Shuck U - Using The Right Tool

by: Robb Walsh


The big brute of the oyster-shucking world is called a "Galveston knife" (on the left). It's an eight-inch knife with a stout four-inch blade designed for opening large oysters like the five-inch Espiritu Santo Bay oyster shown beside it. (Espritu Santo Bay is down around Port O'Connor.) The knife shown is an inexpensive plastic model available at restaurant supply stores for under $10.

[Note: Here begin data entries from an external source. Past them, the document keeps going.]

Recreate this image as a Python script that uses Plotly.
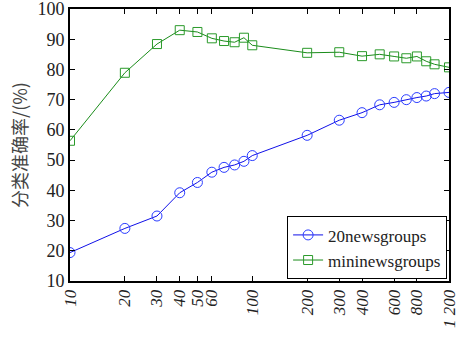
import plotly.graph_objects as go

sizes = [10, 20, 30, 40, 50, 60, 70, 80, 90, 100, 200, 300, 400, 500, 600, 700, 800, 900, 1000, 1200]
acc_20news = [19.4, 27.4, 31.5, 39.2, 42.6, 46.0, 47.6, 48.4, 49.6, 51.5, 58.2, 63.2, 65.7, 68.3, 69.1, 70.0, 70.7, 71.2, 72.0, 72.4]
acc_mininews = [56.4, 78.9, 88.4, 93.0, 92.4, 90.3, 89.4, 89.0, 90.5, 88.0, 85.5, 85.7, 84.4, 85.0, 84.3, 83.7, 84.3, 82.7, 81.7, 80.7]
x_tickvals = [10, 20, 30, 40, 50, 60, 100, 200, 300, 400, 600, 800, 1200]
x_ticktext = ["10", "20", "30", "40", "50", "60", "100", "200", "300", "400", "600", "800", "1 200"]
y_tickvals = [10, 20, 30, 40, 50, 60, 70, 80, 90, 100]

serif = "Liberation Serif, Times New Roman, serif"

fig = go.Figure()
fig.add_trace(go.Scatter(
    x=sizes, y=acc_20news, name="20newsgroups", mode="lines+markers",
    line=dict(color="#1010e8", width=1),
    marker=dict(symbol="circle-open", size=10, color="#2a3cff", line=dict(width=1)),
))
fig.add_trace(go.Scatter(
    x=sizes, y=acc_mininews, name="mininewsgroups", mode="lines+markers",
    line=dict(color="#1a8c1a", width=1),
    marker=dict(symbol="square-open", size=9, color="#2a9a2a", line=dict(width=1)),
))

fig.update_layout(
    width=461, height=337,
    margin=dict(l=70, r=12, t=9, b=56, autoexpand=False),
    paper_bgcolor="white", plot_bgcolor="white",
    font=dict(family=serif, size=16, color="#222"),
    showlegend=True,
    legend=dict(
        x=0.995, y=0.006, xanchor="right", yanchor="bottom",
        bgcolor="white", bordercolor="black", borderwidth=1,
        font=dict(family=serif, size=17, color="#222"),
        tracegroupgap=0, itemwidth=30,
    ),
)
fig.update_xaxes(
    type="log", range=[1, 3.0792], automargin=False, ticklabeloverflow="allow",
    tickvals=x_tickvals, ticktext=x_ticktext, tickangle=-90,
    tickfont=dict(family=serif, size=17, style="italic", color="#222"),
    ticks="inside", ticklen=5, tickcolor="black",
    showline=True, linecolor="black", linewidth=2, mirror="ticks",
    showgrid=False, zeroline=False,
)
fig.update_yaxes(
    range=[10, 100], tickvals=y_tickvals, automargin=False, ticklabeloverflow="allow",
    tickfont=dict(family=serif, size=18, color="#222"),
    ticks="inside", ticklen=5, tickcolor="black",
    showline=True, linecolor="black", linewidth=2, mirror="ticks",
    showgrid=False, zeroline=False,
    title=dict(text="分类准确率/(%)", font=dict(family="Noto Sans CJK SC", size=18, color="#444"), standoff=5),
)

fig.write_html("out.html", config={"displayModeBar": False},
               post_script="document.body.style.margin='0';document.body.style.padding='0';")
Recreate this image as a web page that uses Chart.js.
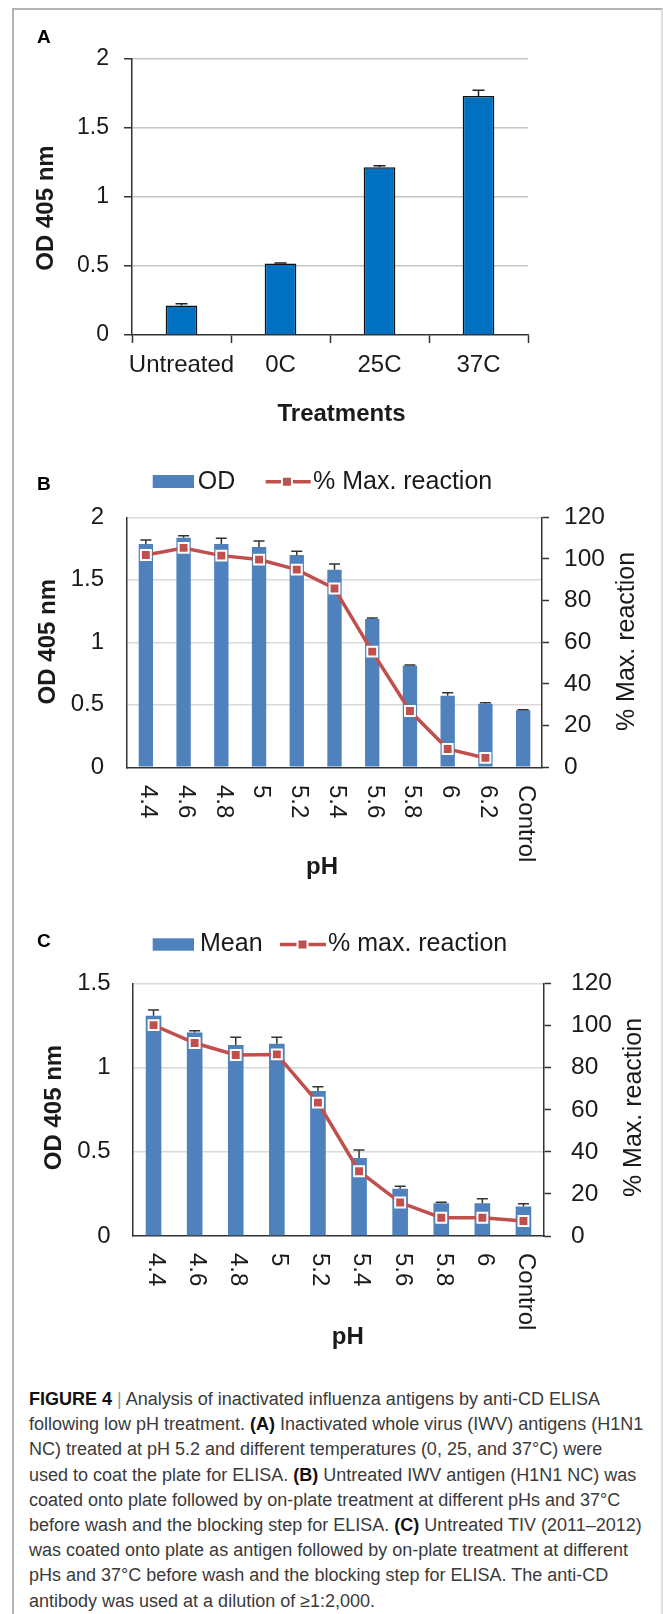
<!DOCTYPE html>
<html>
<head>
<meta charset="utf-8">
<script src="https://cdn.jsdelivr.net/npm/chart.js@4.4.1/dist/chart.umd.min.js"></script>
<style>
  html, body { margin: 0; padding: 0; background: #fff; }
  body { width: 663px; height: 1614px; position: relative; overflow: hidden; font-family: "Liberation Sans", Arial, sans-serif; }
  .frame { position: absolute; left: 12px; top: 8px; width: 647px; height: 1700px; border-left: 2px solid #b4b4b4; border-top: 2px solid #b4b4b4; border-right: 2px solid #dedede; }
  .panel { position: absolute; left: 0; width: 663px; }
  .panel canvas { display: block; }
  .tag { position: absolute; left: 37px; font: bold 19px/19px "Liberation Sans", Arial, sans-serif; color: #000; }
  .caption { position: absolute; left: 29px; top: 1387px; font-size: 18px; line-height: 25.2px; color: #3a3a3a; white-space: nowrap; }
  .caption b { color: #111; }
  .caption .sep { color: #999; }
</style>
</head>
<body>
<div class="frame"></div>

<div class="panel" style="top:0"><canvas id="chartA" width="663" height="440"></canvas></div>
<div class="panel" style="top:440px"><canvas id="chartB" width="663" height="460"></canvas></div>
<div class="panel" style="top:900px"><canvas id="chartC" width="663" height="470"></canvas></div>

<div class="tag" style="top:26.5px">A</div>
<div class="tag" style="top:474px">B</div>
<div class="tag" style="top:930.5px">C</div>

<div class="caption"><b>FIGURE 4</b> <span class="sep">|</span> Analysis of inactivated influenza antigens by anti-CD ELISA<br>
following low pH treatment. <b>(A)</b> Inactivated whole virus (IWV) antigens (H1N1<br>
NC) treated at pH 5.2 and different temperatures (0, 25, and 37°C) were<br>
used to coat the plate for ELISA. <b>(B)</b> Untreated IWV antigen (H1N1 NC) was<br>
coated onto plate followed by on-plate treatment at different pHs and 37°C<br>
before wash and the blocking step for ELISA. <b>(C)</b> Untreated TIV (2011–2012)<br>
was coated onto plate as antigen followed by on-plate treatment at different<br>
pHs and 37°C before wash and the blocking step for ELISA. The anti-CD<br>
antibody was used at a dilution of ≥1:2,000.</div>

<script>
// Panel A
const treatments = ['Untreated', '0C', '25C', '37C'];
const odA = [0.213, 0.519, 1.215, 1.732];
const errA = [0.014, 0.003, 0.012, 0.041];
const odTicksA = [0, 0.5, 1, 1.5, 2];

// Panel B
const phB = ['4.4', '4.6', '4.8', '5', '5.2', '5.4', '5.6', '5.8', '6', '6.2', 'Control'];
const odB = [1.787, 1.837, 1.787, 1.763, 1.699, 1.581, 1.187, 0.813, 0.573, 0.509, 0.456];
const errB = [0.032, 0.016, 0.045, 0.048, 0.029, 0.046, 0.008, 0.006, 0.024, 0.008, 0.005];
const pctB = [101.9, 105.3, 101.6, 99.7, 94.9, 85.8, 55.5, 27.0, 8.8, 4.5, null];
const seriesB = ['OD', '% Max. reaction'];
const odTicksB = [0, 0.5, 1, 1.5, 2];

// Panel C
const phC = ['4.4', '4.6', '4.8', '5', '5.2', '5.4', '5.6', '5.8', '6', 'Control'];
const meanC = [1.309, 1.209, 1.134, 1.142, 0.861, 0.464, 0.281, 0.195, 0.195, 0.175];
const errC = [0.034, 0.010, 0.047, 0.039, 0.026, 0.047, 0.014, 0.006, 0.027, 0.016];
const pctC = [100.2, 91.7, 86.0, 86.3, 63.4, 30.8, 15.9, 8.7, 8.7, 7.1];
const seriesC = ['Mean', '% max. reaction'];
const odTicksC = [0, 0.5, 1, 1.5];

const pctTicks = [0, 20, 40, 60, 80, 100, 120];

const FONT = '"Liberation Sans", Arial, sans-serif';
const AXIS = '#333';
const TEXT = '#1a1a1a';
Chart.defaults.font.family = FONT;
Chart.defaults.color = TEXT;

// plain numbers like the original: 0, 0.5, 1, 1.5, 2
const plainTick = v => String(Math.round(v * 100) / 100);

// error bars (upper only) drawn right after the bar dataset
const errorBars = {
  id: 'errorBars',
  afterDatasetDraw(chart, args, opts) {
    if (args.index !== opts.dataset) return;
    const meta = args.meta;
    const yScale = chart.scales[meta.yAxisID];
    const values = chart.data.datasets[args.index].data;
    const ctx = chart.ctx;
    ctx.save();
    ctx.strokeStyle = opts.color || '#333';
    ctx.lineWidth = opts.width || 1.5;
    meta.data.forEach((bar, i) => {
      const err = opts.errors[i];
      if (!err) return;
      const top = yScale.getPixelForValue(values[i] + err);
      ctx.beginPath();
      ctx.moveTo(bar.x, bar.y);
      ctx.lineTo(bar.x, top);
      ctx.moveTo(bar.x - opts.cap, top);
      ctx.lineTo(bar.x + opts.cap, top);
      ctx.stroke();
    });
    ctx.restore();
  }
};

// axis titles, clockwise category labels and legend
const decor = {
  id: 'decor',
  afterDraw(chart, args, opts) {
    const ctx = chart.ctx;
    const area = chart.chartArea;
    ctx.save();

    if (opts.rotLabels) {
      const xs = chart.scales.x;
      ctx.font = '24px ' + FONT;
      ctx.fillStyle = TEXT;
      ctx.textAlign = 'left';
      ctx.textBaseline = 'middle';
      xs.ticks.forEach((t, i) => {
        ctx.save();
        ctx.translate(xs.getPixelForTick(i) + opts.rotLabels.dx, area.bottom + opts.rotLabels.gap);
        ctx.rotate(Math.PI / 2);
        ctx.fillText(xs.getLabelForValue(t.value), 0, 0);
        ctx.restore();
      });
    }

    (opts.titles || []).forEach(t => {
      ctx.save();
      ctx.font = t.font;
      ctx.fillStyle = TEXT;
      ctx.textAlign = 'center';
      ctx.textBaseline = t.baseline || 'middle';
      ctx.translate(t.x, t.y);
      if (t.rot) ctx.rotate(t.rot);
      ctx.fillText(t.text, 0, 0);
      ctx.restore();
    });

    (opts.legend || []).forEach(it => {
      const ds = chart.data.datasets[it.ds];
      if (it.kind === 'box') {
        ctx.fillStyle = ds.backgroundColor;
        ctx.fillRect(it.x, it.y, it.w, it.h);
      } else {
        ctx.strokeStyle = ds.borderColor;
        ctx.lineWidth = ds.borderWidth;
        ctx.beginPath();
        ctx.moveTo(it.x0, it.y);
        ctx.lineTo(it.x1, it.y);
        ctx.stroke();
        const s = 10;
        ctx.fillStyle = ds.pointBackgroundColor;
        ctx.strokeStyle = ds.pointBorderColor;
        ctx.lineWidth = ds.pointBorderWidth;
        ctx.beginPath();
        ctx.rect(it.mx - s / 2, it.y - s / 2, s, s);
        ctx.fill();
        ctx.stroke();
      }
      ctx.font = '25px ' + FONT;
      ctx.fillStyle = TEXT;
      ctx.textAlign = 'left';
      ctx.textBaseline = 'middle';
      ctx.fillText(ds.label, it.tx, it.ty);
    });

    ctx.restore();
  }
};

const base = {
  responsive: false,
  animation: false,
  events: []
};

const gridColor = light => c => (c.tick && c.tick.value === 0) ? 'rgba(0,0,0,0)' : light;

// ---- A ----
new Chart(document.getElementById('chartA'), {
  type: 'bar',
  data: {
    labels: treatments,
    datasets: [{
      label: 'OD',
      data: odA,
      backgroundColor: '#0070C0',
      borderColor: '#111',
      borderWidth: 1.5,
      barPercentage: 0.32,
      categoryPercentage: 1
    }]
  },
  options: {
    ...base,
    layout: { padding: { top: 59, left: 0, right: 135, bottom: 45 } },
    scales: {
      x: {
        grid: { drawOnChartArea: false, offset: true, tickLength: 8, tickColor: AXIS, tickWidth: 1.5 },
        border: { color: AXIS, width: 1.5 },
        ticks: { font: { size: 24 }, color: TEXT, padding: 8, minRotation: 0, maxRotation: 0, autoSkip: false },
        afterFit: s => { s.height = 60; }
      },
      y: {
        min: odTicksA[0],
        max: odTicksA[odTicksA.length - 1],
        ticks: { stepSize: odTicksA[1] - odTicksA[0], font: { size: 23 }, color: TEXT, padding: 15, callback: plainTick },
        grid: { color: gridColor('#c4c4c4'), lineWidth: 1.5, tickLength: 8, tickColor: AXIS, tickWidth: 1.5 },
        border: { color: AXIS, width: 1.5 },
        afterFit: s => { s.width = 132; }
      }
    },
    plugins: {
      legend: { display: false },
      tooltip: { enabled: false },
      errorBars: { dataset: 0, errors: errA, cap: 6, color: '#222', width: 1.5 },
      decor: {
        titles: [
          { text: 'OD 405 nm', x: 46.5, y: 208, rot: -Math.PI / 2, font: 'bold 24px ' + FONT },
          { text: 'Treatments', x: 341.5, y: 421, baseline: 'alphabetic', font: 'bold 24px ' + FONT }
        ]
      }
    }
  },
  plugins: [errorBars, decor]
});

// ---- B and C share the same build ----
function phChart(id, cfg) {
  new Chart(document.getElementById(id), {
    type: 'bar',
    data: {
      labels: cfg.labels,
      datasets: [{
        type: 'bar',
        label: cfg.names[0],
        data: cfg.bars,
        backgroundColor: '#4F81BD',
        borderWidth: 0,
        barPercentage: 0.38,
        categoryPercentage: 1,
        yAxisID: 'y',
        order: 1
      }, {
        type: 'line',
        label: cfg.names[1],
        data: cfg.pct,
        borderColor: '#C0504D',
        borderWidth: 3.5,
        tension: 0,
        pointStyle: 'rect',
        pointRadius: 7,
        pointBackgroundColor: '#C0504D',
        pointBorderColor: '#fff',
        pointBorderWidth: 2,
        yAxisID: 'y1',
        order: 0
      }]
    },
    options: {
      ...base,
      layout: { padding: cfg.padding },
      scales: {
        x: {
          grid: { display: false },
          border: { color: AXIS, width: 1.5 },
          ticks: { display: false },
          afterFit: s => { s.height = 30; }
        },
        y: {
          min: cfg.odTicks[0],
          max: cfg.odTicks[cfg.odTicks.length - 1],
          ticks: { stepSize: cfg.odTicks[1] - cfg.odTicks[0], font: { size: 24 }, color: TEXT, padding: cfg.leftPad, callback: plainTick },
          grid: { color: gridColor('#d9d9d9'), lineWidth: 1.5, drawTicks: false },
          border: { color: AXIS, width: 1.5 },
          afterFit: s => { s.width = cfg.leftW; }
        },
        y1: {
          position: 'right',
          min: pctTicks[0],
          max: pctTicks[pctTicks.length - 1],
          ticks: { stepSize: pctTicks[1] - pctTicks[0], font: { size: 24.5 }, color: TEXT, padding: cfg.rightPad, callback: plainTick },
          grid: { drawOnChartArea: false, tickLength: 7, tickColor: AXIS, tickWidth: 1.5 },
          border: { color: AXIS, width: 1.5 },
          afterFit: s => { s.width = 100; }
        }
      },
      plugins: {
        legend: { display: false },
        tooltip: { enabled: false },
        errorBars: { dataset: 0, errors: cfg.errors, cap: 5.5, color: '#333', width: 1.5 },
        decor: {
          rotLabels: { gap: cfg.labelGap, dx: 2 },
          titles: cfg.titles,
          legend: cfg.legend
        }
      }
    },
    plugins: [errorBars, decor]
  });
}

phChart('chartB', {
  labels: phB, bars: odB, errors: errB, pct: pctB, names: seriesB, odTicks: odTicksB,
  padding: { top: 77.3, left: 0, right: 21, bottom: 102.7 },
  leftW: 127, leftPad: 23, rightPad: 15, labelGap: 17.7,
  titles: [
    { text: 'OD 405 nm', x: 48.6, y: 201.7, rot: -Math.PI / 2, font: 'bold 24px ' + FONT },
    { text: '% Max. reaction', x: 627, y: 201.5, rot: -Math.PI / 2, font: '25px ' + FONT },
    { text: 'pH', x: 322, y: 433.5, baseline: 'alphabetic', font: 'bold 24px ' + FONT }
  ],
  legend: [
    { kind: 'box', ds: 0, x: 152.7, y: 35, w: 41.3, h: 13, tx: 197.7, ty: 42 },
    { kind: 'line', ds: 1, x0: 265.7, x1: 310.7, y: 41.7, mx: 287, tx: 313, ty: 42 }
  ]
});

phChart('chartC', {
  labels: phC, bars: meanC, errors: errC, pct: pctC, names: seriesC, odTicks: odTicksC,
  padding: { top: 83.5, left: 0, right: 19, bottom: 104 },
  leftW: 133, leftPad: 22.4, rightPad: 20, labelGap: 17,
  titles: [
    { text: 'OD 405 nm', x: 54, y: 207.5, rot: -Math.PI / 2, font: 'bold 24px ' + FONT },
    { text: '% Max. reaction', x: 634, y: 207.5, rot: -Math.PI / 2, font: '25px ' + FONT },
    { text: 'pH', x: 347.8, y: 444, baseline: 'alphabetic', font: 'bold 24px ' + FONT }
  ],
  legend: [
    { kind: 'box', ds: 0, x: 152.7, y: 38.3, w: 41.3, h: 12.4, tx: 200, ty: 44.5 },
    { kind: 'line', ds: 1, x0: 280, x1: 326, y: 44.5, mx: 302.5, tx: 328, ty: 44.5 }
  ]
});
</script>
</body>
</html>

America's best-known oyster shucking knife is the "Chesapeake stabber" (in the middle) which is a seven-inch knife with a bulb-shaped handle and a tapered four-inch blade. The pointy tip and thinner blade makes it easier to open normal-sized oysters like the three-inch Apalachicola Bay oyster shown beside it. Most serious oysters shuckers have a wooden-handled version of this knife in their toolbox. The plastic version is under $10 at a restaurant suppy store.

A tiny sharp oyster knive (right) is sometimes called a "Frenchman." They are made to open smaller and more fragile oysters like the Pacific oyster (left) and Kumamoto (right). The purple knife in the picture came free with a box of Beausoleil oysters, a tiny Virginica from New Brunswick, Canada.

I used to have some nice wooden-handled oyster knives, but they were confiscated by airport security at the Little Rock airport a couple of years ago. Oyster knife collectors pay big bucks for vintage specimens, so don't throw your old ones away.

Good article by: Robb Walsh

I have a couple of antique oyster knives that were my grand dad's. What could they be worth? Hmmm.